DESCRIPTION OF THE TASK: Nothing after the line with "from matplotlib.transforms import" belongs in the copy; extract the lines below from the top through that line, pictures left out.

SOURCE EXCERPT:
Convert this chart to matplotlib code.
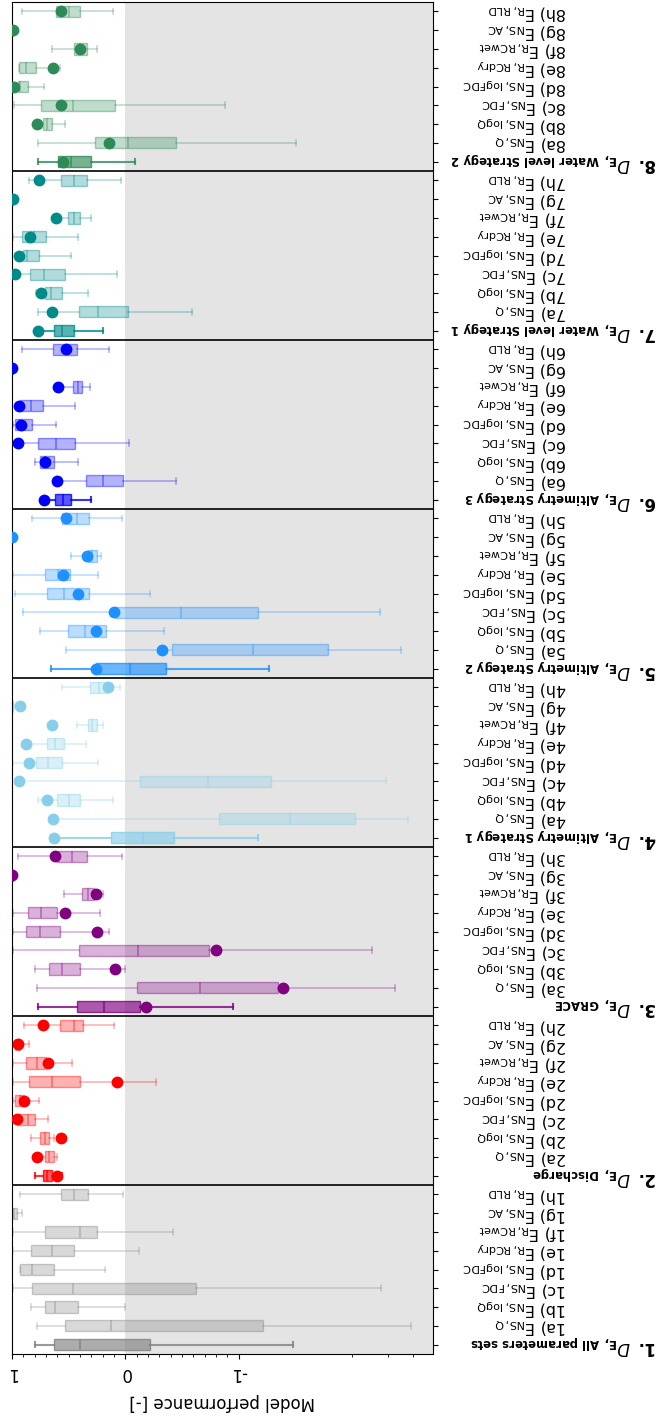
import numpy as np
import matplotlib
matplotlib.use("Agg")
import matplotlib.pyplot as plt
from matplotlib.colors import to_rgba
from matplotlib.ticker import FixedLocator, NullFormatter
from matplotlib.transforms import blended_transform_factory

# groups (bottom to top) and the 8 criteria inside each group
groups = ["All parameters sets", "Discharge", "GRACE", "Altimetry Strategy 1",
          "Altimetry Strategy 2", "Altimetry Strategy 3",
          "Water level Strategy 1", "Water level Strategy 2"]
letters = ["a", "b", "c", "d", "e", "f", "g", "h"]
criteria = ["NS,Q", "NS,logQ", "NS,FDC", "NS,logFDC", "R,RCdry", "R,RCwet",
            "NS,AC", "R,RLD"]
colors = ["gray", "red", "purple", "skyblue", "dodgerblue", "blue",
          "darkcyan", "seagreen"]

# per group: [group row, a..h]
whishi = [
    [0.80, 0.78, 0.83, 0.99, 0.93, 0.99, 0.99, 1.00, 0.93],
    [0.80, 0.81, 0.83, 0.99, 0.99, 0.99, 0.99, 0.99, 0.89],
    [0.77, 0.78, 0.80, 0.99, 0.99, 0.99, 0.54, 1.00, 0.95],
    [0.66, 0.64, 0.77, 0.94, 0.99, 0.88, 0.43, 1.00, 0.56],
    [0.66, 0.52, 0.75, 0.90, 0.97, 0.99, 0.48, 1.00, 0.82],
    [0.72, 0.60, 0.80, 0.95, 0.99, 0.96, 0.59, 1.00, 0.91],
    [0.77, 0.77, 0.79, 0.97, 0.97, 0.99, 0.64, 1.00, 0.85],
    [0.77, 0.77, 0.78, 0.98, 0.98, 0.94, 0.65, 1.00, 0.91],
]
q3 = [
    [0.63, 0.53, 0.71, 0.82, 0.93, 0.83, 0.71, 1.00, 0.57],
    [0.73, 0.71, 0.75, 0.96, 0.97, 0.85, 0.88, 0.97, 0.58],
    [0.43, -0.10, 0.67, 0.41, 0.88, 0.86, 0.38, 1.00, 0.60],
    [0.13, -0.83, 0.60, -0.13, 0.79, 0.69, 0.33, 1.00, 0.31],
    [0.26, -0.41, 0.51, 0.09, 0.69, 0.71, 0.33, 1.00, 0.56],
    [0.62, 0.35, 0.75, 0.77, 0.97, 0.93, 0.46, 1.00, 0.64],
    [0.63, 0.41, 0.71, 0.84, 0.90, 0.91, 0.51, 1.00, 0.57],
    [0.59, 0.27, 0.73, 0.74, 0.95, 0.94, 0.45, 1.00, 0.61],
]
med = [
    [0.40, 0.13, 0.62, 0.46, 0.82, 0.65, 0.40, 0.98, 0.45],
    [0.69, 0.67, 0.71, 0.86, 0.93, 0.65, 0.78, 0.95, 0.45],
    [0.19, -0.66, 0.56, -0.11, 0.75, 0.74, 0.33, 1.00, 0.47],
    [-0.16, -1.45, 0.50, -0.73, 0.68, 0.62, 0.29, 0.995, 0.23],
    [-0.04, -1.13, 0.36, -0.49, 0.54, 0.59, 0.29, 0.995, 0.43],
    [0.55, 0.20, 0.71, 0.61, 0.93, 0.83, 0.42, 0.995, 0.53],
    [0.56, 0.24, 0.66, 0.72, 0.87, 0.81, 0.45, 0.995, 0.45],
    [0.48, -0.02, 0.69, 0.46, 0.93, 0.88, 0.40, 0.995, 0.50],
]
q1 = [
    [-0.22, -1.22, 0.42, -0.62, 0.63, 0.45, 0.25, 0.96, 0.33],
    [0.65, 0.63, 0.67, 0.80, 0.89, 0.40, 0.70, 0.93, 0.37],
    [-0.13, -1.35, 0.40, -0.74, 0.58, 0.60, 0.28, 0.995, 0.34],
    [-0.43, -2.07, 0.40, -1.29, 0.56, 0.54, 0.25, 0.99, 0.15],
    [-0.36, -1.79, 0.17, -1.17, 0.32, 0.49, 0.25, 0.99, 0.32],
    [0.48, 0.02, 0.63, 0.44, 0.82, 0.73, 0.38, 0.99, 0.43],
    [0.45, -0.02, 0.56, 0.53, 0.76, 0.70, 0.40, 0.99, 0.34],
    [0.30, -0.45, 0.65, 0.09, 0.86, 0.79, 0.34, 0.99, 0.40],
]
whislo = [
    [-1.48, -3.88, 0.00, -2.78, 0.18, -0.12, -0.42, 0.91, 0.02],
    [0.56, 0.60, 0.63, 0.68, 0.76, -0.27, 0.47, 0.85, 0.10],
    [-0.95, -3.24, 0.00, -2.51, 0.14, 0.22, 0.20, 0.99, 0.03],
    [-1.17, -3.77, 0.11, -2.93, 0.24, 0.35, 0.20, 0.98, 0.05],
    [-1.27, -3.49, -0.34, -2.75, -0.22, 0.24, 0.21, 0.98, 0.03],
    [0.30, -0.45, 0.42, -0.03, 0.61, 0.44, 0.31, 0.98, 0.14],
    [0.20, -0.59, 0.33, 0.07, 0.48, 0.42, 0.30, 0.98, 0.04],
    [-0.09, -1.51, 0.53, -0.88, 0.72, 0.58, 0.25, 0.98, 0.11],
]
# highlighted value per row (none for the first group)
dots = [
    None,
    [0.60, 0.78, 0.57, 0.96, 0.89, 0.07, 0.68, 0.95, 0.73],
    [-0.18, -1.39, 0.09, -0.80, 0.25, 0.53, 0.26, 1.00, 0.62],
    [0.63, 0.64, 0.69, 0.94, 0.85, 0.88, 0.65, 0.93, 0.15],
    [0.26, -0.32, 0.26, 0.10, 0.42, 0.55, 0.34, 1.00, 0.52],
    [0.72, 0.60, 0.71, 0.95, 0.92, 0.94, 0.59, 1.00, 0.52],
    [0.77, 0.65, 0.74, 0.97, 0.94, 0.84, 0.61, 0.99, 0.76],
    [0.55, 0.14, 0.78, 0.57, 0.98, 0.64, 0.40, 0.99, 0.57],
]

fig = plt.figure(figsize=(6.66, 14.19), dpi=100)
ax = fig.add_axes([12 / 666, 65 / 1419, 421 / 666, 1352 / 1419])

ax.set_xscale("symlog", linthresh=2, linscale=1)
ax.axvspan(0, -5, color="#e4e4e4", zorder=0, lw=0)

nrow = len(letters) + 1


def draw(stats, pos, c, a_face, a_edge, a_line, lw):
    ax.bxp(stats, positions=pos, widths=0.6, orientation="horizontal",
           patch_artist=True, showfliers=False, manage_ticks=False,
           boxprops=dict(facecolor=to_rgba(c, a_face), edgecolor=to_rgba(c, a_edge), lw=1),
           whiskerprops=dict(color=to_rgba(c, a_line), lw=lw),
           capprops=dict(color=to_rgba(c, a_line), lw=lw),
           medianprops=dict(color=to_rgba(c, a_edge), lw=1.2))


for g in range(len(groups)):
    c = colors[g]
    stats = []
    for i in range(nrow):
        stats.append(dict(whislo=whislo[g][i], q1=q1[g][i], med=med[g][i],
                          q3=q3[g][i], whishi=whishi[g][i], fliers=[]))
    base = g * nrow
    draw(stats[:1], [base], c, 0.65, 0.8, 0.8, 1.5)
    draw(stats[1:], list(range(base + 1, base + nrow)), c, 0.3, 0.4, 0.3, 1.2)
    if dots[g] is not None:
        ax.plot(dots[g], range(base, base + nrow), "o", color=c, ms=7.5,
                zorder=5, ls="none")
    if g > 0:
        ax.axhline(base - 0.5, color="black", lw=1.2, zorder=6)

ax.set_xlim(1, -5)
ax.set_ylim(-0.5, len(groups) * nrow - 0.5)

ax.xaxis.set_major_locator(FixedLocator([1, 0, -1]))
ax.set_xticklabels(["1", "0", "-1"], rotation=180, fontsize=12)
minor = [v for v in np.round(np.arange(-1.0, 1.01, 0.1), 1) if v not in (1, 0, -1)]
ax.xaxis.set_minor_locator(FixedLocator(minor + [-2, -3, -4]))
ax.xaxis.set_minor_formatter(NullFormatter())
ax.set_xlabel("Model performance [-]", rotation=180, fontsize=12, labelpad=8)

ax.yaxis.tick_right()
ax.set_yticks(range(len(groups) * nrow))
ax.set_yticklabels([])

trans = blended_transform_factory(fig.transFigure, ax.transData)
for g, name in enumerate(groups):
    base = g * nrow
    gname = name.replace(" ", r"\ ")
    ax.text(657 / 666, base, rf"$\mathbf{{{g + 1}.}}\ D_{{\mathbf{{E,\ {gname}}}}}$",
            transform=trans, rotation=180, ha="right", va="center", fontsize=12,
            clip_on=False)
    for i, (let, crit) in enumerate(zip(letters, criteria)):
        ax.text(567 / 666, base + i + 1,
                rf"{g + 1}{let}) $\mathrm{{E}}_{{\mathrm{{{crit}}}}}$",
                transform=trans, rotation=180, ha="right", va="center",
                fontsize=11.5, clip_on=False)

fig.savefig("out.png", dpi=100)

REPLY:
Convert this chart to matplotlib code.
import numpy as np
import matplotlib
matplotlib.use("Agg")
import matplotlib.pyplot as plt
from matplotlib.colors import to_rgba
from matplotlib.ticker import FixedLocator, NullFormatter
from matplotlib.transforms import blended_transform_factory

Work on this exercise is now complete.